§ **WHAT TO DO**: Among the lines listed below, count those that include the string "standalone", and state only the count.

Records with drawing code
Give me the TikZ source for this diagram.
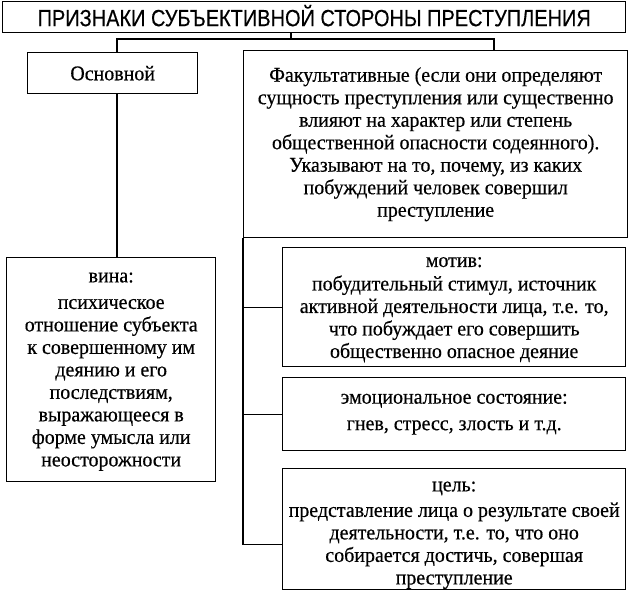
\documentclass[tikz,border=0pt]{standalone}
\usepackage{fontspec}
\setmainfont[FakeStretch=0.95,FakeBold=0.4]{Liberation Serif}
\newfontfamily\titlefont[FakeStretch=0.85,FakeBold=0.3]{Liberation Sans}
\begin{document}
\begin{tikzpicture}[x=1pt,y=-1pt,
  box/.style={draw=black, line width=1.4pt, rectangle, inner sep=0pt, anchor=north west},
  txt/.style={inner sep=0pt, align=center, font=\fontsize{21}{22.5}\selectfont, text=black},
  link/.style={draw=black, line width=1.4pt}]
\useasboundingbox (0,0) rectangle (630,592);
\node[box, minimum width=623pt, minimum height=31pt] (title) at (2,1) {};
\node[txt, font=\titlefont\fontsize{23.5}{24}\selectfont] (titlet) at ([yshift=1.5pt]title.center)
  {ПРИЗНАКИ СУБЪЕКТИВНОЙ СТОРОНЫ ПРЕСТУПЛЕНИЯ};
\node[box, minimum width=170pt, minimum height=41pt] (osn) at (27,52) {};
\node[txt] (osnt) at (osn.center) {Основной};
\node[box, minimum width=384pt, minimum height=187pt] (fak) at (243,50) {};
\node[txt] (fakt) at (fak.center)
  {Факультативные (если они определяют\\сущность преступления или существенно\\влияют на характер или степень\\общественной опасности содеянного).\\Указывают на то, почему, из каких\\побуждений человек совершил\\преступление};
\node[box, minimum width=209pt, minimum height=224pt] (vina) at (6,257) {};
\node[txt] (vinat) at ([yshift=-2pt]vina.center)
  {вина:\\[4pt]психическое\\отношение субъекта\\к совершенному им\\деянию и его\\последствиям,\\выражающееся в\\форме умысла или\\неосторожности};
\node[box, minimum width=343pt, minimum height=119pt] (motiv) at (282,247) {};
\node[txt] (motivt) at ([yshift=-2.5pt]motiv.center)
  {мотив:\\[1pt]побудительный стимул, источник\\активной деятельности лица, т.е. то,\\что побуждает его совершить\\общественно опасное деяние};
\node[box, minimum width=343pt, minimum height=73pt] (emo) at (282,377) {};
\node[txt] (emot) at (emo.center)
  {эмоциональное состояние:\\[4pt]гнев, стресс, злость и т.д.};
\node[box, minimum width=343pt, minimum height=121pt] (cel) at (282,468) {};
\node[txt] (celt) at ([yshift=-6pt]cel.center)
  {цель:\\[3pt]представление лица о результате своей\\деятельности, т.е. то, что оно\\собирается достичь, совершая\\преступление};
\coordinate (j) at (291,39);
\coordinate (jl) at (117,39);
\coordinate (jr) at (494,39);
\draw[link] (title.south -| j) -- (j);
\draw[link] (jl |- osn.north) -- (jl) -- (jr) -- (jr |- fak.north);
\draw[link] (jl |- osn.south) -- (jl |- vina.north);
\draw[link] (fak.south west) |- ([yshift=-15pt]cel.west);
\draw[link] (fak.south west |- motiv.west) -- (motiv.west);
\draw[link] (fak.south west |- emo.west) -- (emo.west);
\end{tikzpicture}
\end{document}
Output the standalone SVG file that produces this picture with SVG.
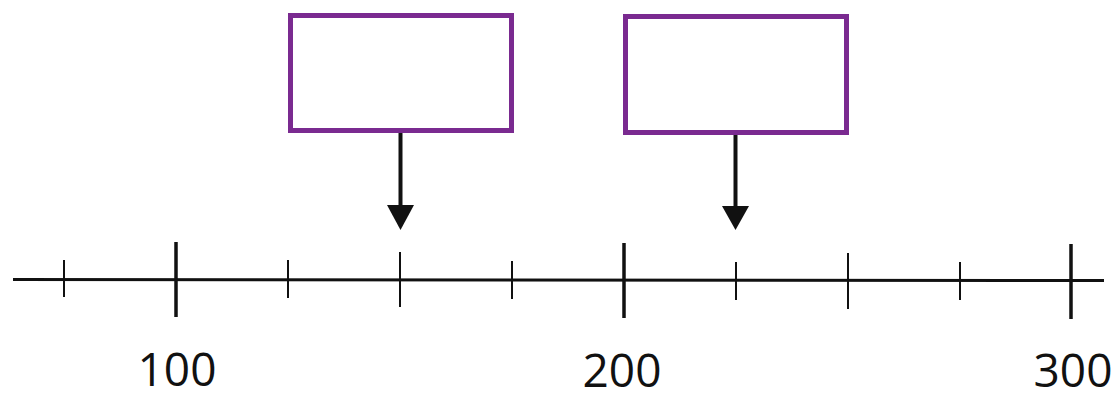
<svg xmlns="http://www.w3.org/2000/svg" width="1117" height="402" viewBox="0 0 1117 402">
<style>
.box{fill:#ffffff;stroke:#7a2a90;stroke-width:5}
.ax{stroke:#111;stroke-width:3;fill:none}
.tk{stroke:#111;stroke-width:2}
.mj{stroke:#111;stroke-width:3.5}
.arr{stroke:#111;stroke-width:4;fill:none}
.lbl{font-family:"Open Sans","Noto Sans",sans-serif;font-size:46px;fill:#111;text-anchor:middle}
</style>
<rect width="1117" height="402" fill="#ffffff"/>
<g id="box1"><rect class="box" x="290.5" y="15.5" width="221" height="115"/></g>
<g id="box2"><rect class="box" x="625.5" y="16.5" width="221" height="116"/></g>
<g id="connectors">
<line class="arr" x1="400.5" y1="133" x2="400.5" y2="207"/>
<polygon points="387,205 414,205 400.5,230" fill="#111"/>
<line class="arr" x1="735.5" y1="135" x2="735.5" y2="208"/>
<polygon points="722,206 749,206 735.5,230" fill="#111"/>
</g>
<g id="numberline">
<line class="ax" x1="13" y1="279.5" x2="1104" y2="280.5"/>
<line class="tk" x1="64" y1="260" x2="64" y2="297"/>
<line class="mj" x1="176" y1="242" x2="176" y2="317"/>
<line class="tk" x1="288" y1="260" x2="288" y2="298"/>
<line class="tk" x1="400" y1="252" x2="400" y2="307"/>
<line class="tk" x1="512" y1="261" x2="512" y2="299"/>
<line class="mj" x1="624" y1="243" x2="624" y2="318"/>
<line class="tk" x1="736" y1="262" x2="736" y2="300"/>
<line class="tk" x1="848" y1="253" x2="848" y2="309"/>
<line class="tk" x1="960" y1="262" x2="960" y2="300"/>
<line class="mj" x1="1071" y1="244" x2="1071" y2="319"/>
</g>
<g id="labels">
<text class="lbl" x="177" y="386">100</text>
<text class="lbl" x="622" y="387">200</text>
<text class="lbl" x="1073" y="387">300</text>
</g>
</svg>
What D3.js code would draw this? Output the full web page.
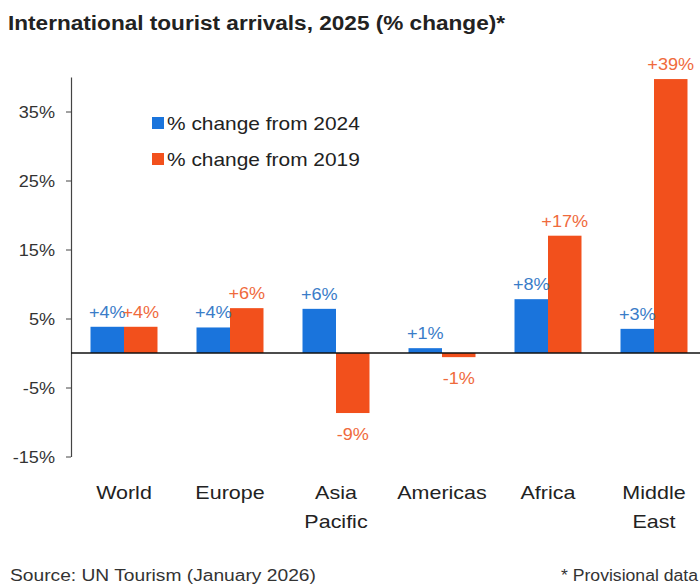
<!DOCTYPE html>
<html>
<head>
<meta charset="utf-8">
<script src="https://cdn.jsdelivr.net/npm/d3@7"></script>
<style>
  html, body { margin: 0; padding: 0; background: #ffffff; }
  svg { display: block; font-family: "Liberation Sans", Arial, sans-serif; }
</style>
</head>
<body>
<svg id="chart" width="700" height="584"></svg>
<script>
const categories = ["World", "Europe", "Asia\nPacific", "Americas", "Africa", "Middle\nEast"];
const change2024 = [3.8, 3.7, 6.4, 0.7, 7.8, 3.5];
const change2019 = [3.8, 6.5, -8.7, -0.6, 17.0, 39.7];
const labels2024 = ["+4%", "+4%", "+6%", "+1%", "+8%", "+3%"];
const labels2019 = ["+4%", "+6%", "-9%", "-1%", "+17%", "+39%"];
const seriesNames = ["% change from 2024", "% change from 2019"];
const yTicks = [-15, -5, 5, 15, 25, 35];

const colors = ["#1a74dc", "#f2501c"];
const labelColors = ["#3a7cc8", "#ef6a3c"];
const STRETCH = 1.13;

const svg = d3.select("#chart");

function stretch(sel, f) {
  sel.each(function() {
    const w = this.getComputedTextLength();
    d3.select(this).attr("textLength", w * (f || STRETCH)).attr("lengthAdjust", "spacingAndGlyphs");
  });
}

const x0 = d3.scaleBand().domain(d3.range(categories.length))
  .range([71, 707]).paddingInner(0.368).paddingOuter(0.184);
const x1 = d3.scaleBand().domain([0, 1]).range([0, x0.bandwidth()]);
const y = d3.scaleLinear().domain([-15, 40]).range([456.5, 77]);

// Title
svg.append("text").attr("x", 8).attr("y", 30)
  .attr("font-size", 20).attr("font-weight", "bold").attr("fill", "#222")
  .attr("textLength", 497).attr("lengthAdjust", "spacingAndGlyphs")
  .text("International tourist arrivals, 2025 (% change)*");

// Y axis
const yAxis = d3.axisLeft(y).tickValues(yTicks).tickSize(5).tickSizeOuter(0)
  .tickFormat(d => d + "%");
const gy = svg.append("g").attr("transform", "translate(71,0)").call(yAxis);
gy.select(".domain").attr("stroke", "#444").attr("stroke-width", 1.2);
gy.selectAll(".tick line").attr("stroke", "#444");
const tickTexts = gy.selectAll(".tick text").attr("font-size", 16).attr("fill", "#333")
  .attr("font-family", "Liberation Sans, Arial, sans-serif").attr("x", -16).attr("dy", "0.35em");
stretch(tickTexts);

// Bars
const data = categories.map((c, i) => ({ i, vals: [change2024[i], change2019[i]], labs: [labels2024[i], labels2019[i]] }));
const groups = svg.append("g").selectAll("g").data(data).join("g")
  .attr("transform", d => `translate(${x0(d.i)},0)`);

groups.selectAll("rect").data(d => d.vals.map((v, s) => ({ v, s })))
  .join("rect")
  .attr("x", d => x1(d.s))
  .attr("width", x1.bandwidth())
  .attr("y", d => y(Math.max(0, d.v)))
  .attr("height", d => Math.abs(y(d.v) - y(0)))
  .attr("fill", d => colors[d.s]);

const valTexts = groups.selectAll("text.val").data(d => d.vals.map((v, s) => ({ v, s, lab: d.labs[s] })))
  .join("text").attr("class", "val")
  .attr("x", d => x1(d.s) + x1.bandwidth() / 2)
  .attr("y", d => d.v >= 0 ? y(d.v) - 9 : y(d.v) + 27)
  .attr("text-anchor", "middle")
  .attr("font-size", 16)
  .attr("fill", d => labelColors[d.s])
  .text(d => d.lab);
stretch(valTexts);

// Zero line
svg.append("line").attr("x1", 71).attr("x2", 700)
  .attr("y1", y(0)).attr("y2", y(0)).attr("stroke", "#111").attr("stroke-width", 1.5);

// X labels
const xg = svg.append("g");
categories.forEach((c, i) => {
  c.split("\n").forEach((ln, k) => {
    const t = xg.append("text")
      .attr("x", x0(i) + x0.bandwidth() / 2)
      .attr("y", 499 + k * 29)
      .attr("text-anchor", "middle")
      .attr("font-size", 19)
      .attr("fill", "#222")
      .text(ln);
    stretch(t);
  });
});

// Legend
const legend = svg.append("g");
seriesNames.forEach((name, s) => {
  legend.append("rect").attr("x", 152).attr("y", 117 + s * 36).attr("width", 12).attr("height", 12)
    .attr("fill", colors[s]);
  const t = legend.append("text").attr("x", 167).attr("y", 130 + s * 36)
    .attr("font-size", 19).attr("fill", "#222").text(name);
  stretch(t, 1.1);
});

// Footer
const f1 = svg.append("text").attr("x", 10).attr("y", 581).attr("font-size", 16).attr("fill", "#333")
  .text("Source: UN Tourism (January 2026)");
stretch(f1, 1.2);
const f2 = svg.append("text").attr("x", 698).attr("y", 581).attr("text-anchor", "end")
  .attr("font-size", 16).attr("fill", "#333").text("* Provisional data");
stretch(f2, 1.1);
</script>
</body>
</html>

§ **EXERCISE ANSWER**: 2